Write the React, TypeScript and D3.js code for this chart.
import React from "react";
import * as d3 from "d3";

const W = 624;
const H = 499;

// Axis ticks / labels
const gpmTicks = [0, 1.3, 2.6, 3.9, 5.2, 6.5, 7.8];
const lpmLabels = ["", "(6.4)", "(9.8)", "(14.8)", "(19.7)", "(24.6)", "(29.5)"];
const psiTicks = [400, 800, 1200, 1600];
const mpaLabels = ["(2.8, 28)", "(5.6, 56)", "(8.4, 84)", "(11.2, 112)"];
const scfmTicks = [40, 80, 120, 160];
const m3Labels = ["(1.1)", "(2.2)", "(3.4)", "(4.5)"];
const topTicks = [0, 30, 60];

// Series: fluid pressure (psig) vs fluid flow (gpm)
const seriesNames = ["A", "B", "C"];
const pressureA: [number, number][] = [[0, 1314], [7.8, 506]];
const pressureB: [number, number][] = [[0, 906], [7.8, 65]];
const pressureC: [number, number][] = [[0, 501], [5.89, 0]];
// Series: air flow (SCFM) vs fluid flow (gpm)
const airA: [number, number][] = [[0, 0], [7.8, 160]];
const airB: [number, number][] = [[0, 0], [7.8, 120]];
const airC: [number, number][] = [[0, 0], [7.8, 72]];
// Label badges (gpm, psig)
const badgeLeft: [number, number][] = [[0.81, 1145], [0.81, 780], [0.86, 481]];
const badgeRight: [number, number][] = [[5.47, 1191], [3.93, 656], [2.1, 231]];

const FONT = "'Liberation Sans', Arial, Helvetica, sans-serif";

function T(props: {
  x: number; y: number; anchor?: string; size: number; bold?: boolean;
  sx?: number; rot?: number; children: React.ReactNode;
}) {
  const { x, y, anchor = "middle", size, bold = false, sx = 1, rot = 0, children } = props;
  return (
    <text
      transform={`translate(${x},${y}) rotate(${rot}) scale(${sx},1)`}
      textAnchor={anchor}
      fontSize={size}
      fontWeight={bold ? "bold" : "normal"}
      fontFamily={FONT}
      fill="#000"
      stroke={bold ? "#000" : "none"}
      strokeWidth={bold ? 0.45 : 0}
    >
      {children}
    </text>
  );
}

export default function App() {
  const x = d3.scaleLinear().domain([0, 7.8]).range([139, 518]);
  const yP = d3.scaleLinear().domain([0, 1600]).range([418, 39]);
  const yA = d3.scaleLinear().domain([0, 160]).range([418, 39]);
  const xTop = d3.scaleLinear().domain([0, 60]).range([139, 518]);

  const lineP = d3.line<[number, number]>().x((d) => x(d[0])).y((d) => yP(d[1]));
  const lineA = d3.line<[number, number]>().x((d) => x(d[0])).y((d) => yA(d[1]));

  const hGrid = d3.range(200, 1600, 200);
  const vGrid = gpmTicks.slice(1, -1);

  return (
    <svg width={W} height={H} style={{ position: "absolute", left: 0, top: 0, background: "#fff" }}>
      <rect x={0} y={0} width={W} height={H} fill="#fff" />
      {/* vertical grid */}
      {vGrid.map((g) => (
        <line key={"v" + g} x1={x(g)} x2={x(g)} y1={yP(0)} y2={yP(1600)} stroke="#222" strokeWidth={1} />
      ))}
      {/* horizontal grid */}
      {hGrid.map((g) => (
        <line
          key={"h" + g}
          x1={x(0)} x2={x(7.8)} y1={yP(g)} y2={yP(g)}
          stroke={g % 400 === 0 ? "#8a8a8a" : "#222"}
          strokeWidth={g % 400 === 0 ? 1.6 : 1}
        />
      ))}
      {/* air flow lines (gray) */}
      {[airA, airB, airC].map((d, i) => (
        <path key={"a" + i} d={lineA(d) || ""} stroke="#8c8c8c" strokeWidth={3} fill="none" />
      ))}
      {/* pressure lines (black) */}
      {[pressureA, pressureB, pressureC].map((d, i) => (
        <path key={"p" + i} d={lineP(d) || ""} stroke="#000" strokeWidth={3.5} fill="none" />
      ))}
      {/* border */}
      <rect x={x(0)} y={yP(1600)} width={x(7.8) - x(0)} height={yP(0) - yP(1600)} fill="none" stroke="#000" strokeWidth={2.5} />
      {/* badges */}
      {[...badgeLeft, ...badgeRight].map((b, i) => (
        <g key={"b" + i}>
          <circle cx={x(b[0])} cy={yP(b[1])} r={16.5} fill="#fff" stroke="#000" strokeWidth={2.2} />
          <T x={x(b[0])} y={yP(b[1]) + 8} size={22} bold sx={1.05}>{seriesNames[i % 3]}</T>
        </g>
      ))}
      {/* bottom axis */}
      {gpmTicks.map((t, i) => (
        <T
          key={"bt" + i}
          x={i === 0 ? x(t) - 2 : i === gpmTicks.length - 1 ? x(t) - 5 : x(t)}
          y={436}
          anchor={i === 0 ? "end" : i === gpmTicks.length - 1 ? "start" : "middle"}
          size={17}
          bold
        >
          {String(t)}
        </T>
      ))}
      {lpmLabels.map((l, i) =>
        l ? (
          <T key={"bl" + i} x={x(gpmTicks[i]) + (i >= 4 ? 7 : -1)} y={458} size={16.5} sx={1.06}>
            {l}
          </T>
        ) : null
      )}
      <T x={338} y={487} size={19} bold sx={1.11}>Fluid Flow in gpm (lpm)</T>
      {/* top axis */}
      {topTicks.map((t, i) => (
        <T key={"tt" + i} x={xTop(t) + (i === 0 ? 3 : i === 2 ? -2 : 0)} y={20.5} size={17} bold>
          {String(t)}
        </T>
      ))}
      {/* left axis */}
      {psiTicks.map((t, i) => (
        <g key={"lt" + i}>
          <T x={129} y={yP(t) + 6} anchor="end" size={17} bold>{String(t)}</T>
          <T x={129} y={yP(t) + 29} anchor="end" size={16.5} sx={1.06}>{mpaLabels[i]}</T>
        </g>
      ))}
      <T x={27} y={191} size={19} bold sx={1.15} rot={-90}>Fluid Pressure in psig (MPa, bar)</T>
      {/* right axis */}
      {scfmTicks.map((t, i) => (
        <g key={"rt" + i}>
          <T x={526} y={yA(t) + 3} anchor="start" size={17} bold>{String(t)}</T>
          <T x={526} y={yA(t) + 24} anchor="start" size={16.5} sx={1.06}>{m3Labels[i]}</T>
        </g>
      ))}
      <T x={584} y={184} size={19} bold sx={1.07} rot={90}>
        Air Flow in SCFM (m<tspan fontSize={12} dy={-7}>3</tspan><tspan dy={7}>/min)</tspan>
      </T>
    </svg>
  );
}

☆ ☆ ☆ ☆ ☆ ☆ ☆

The lines from the top of the data above down to the line containing "const topTicks = [0, 30, 60];" are to be copied exactly; no other line should appear.

Write the React, TypeScript and D3.js code for this chart.
import React from "react";
import * as d3 from "d3";

const W = 624;
const H = 499;

// Axis ticks / labels
const gpmTicks = [0, 1.3, 2.6, 3.9, 5.2, 6.5, 7.8];
const lpmLabels = ["", "(6.4)", "(9.8)", "(14.8)", "(19.7)", "(24.6)", "(29.5)"];
const psiTicks = [400, 800, 1200, 1600];
const mpaLabels = ["(2.8, 28)", "(5.6, 56)", "(8.4, 84)", "(11.2, 112)"];
const scfmTicks = [40, 80, 120, 160];
const m3Labels = ["(1.1)", "(2.2)", "(3.4)", "(4.5)"];
const topTicks = [0, 30, 60];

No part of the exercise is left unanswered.